Analoga insussistenza dei presupposti sembra potersi evincere dalle istanze motivate con l’esercizio dell’attività di autista o accompagnatore, in quanto costituiscono evidenti riferimenti ad una vigilanza privata sulle persone. Lo stesso dicasi per la casistica dei dipendenti di imprese addetti ad operazioni bancarie di depositi prelevamenti o di coloro che sono costretti a viaggiare anche di notte con ingenti somme di denaro se tali situazioni non vengono esaurientemente comprovate da specifici accertamenti d’ufficio e si limitano invece alla sola dichiarazione del datore di lavoro, che non può costituire estrinsecazione del “dimostrato bisogno” di cui all’art.42 T.U.L.P.S..

Ne consegue che il provvedimento con il quale il Prefetto ritiene insufficienti le condizioni per il rilascio è sindacabile in sede giurisdizionale solo sotto i profili della manifesta illogicità e del palese travisamento dei fatti, anche considerato che il dimostrato bisogno del porto d’armi deve integrare una eccezionale necessità di autodifesa, non altrimenti surrogabile con altri rimedi, in quanto costituisce una deroga al divieto sancito dall’art.699 del codice penale e dall’art.4, comma 1, della L. n. 110 del 1975 (così, da ultimo, T.A.R. Toscana, Sez. II, 4 aprile 2017, n. 509; in tal senso, cfr. T.A.R. Emilia-Romagna, Parma, sez. I, 30 giugno 2016 n. 222; Cons. Stato, sez. III, 2 luglio 2014 n. 3341).

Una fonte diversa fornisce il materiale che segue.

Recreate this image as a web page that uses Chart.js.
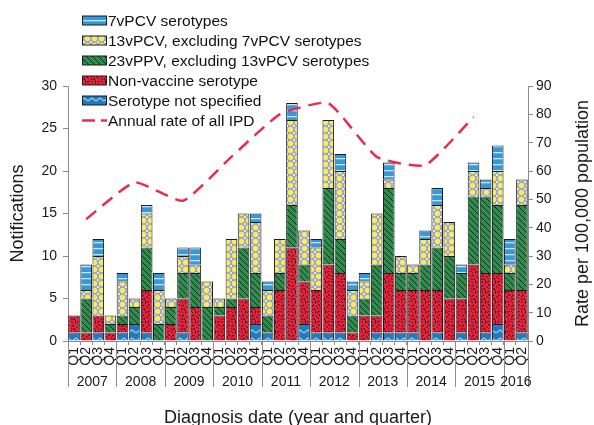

Nel caso di specie, il provvedimento del Questore di diniego del porto d’armi per difesa personale è stato ritenuto, alla luce dei sopra richiamati principi, esente da qualsivoglia censura, “in quanto il ricorrente, all’infuori dell’attività esercitata del tiro a volo, rispetto alla quale risulta essere già titolare delle relative autorizzazioni, non allega alcun fatto specifico atto a giustificare il rilascio della licenza di porto di pistola per difesa personale”.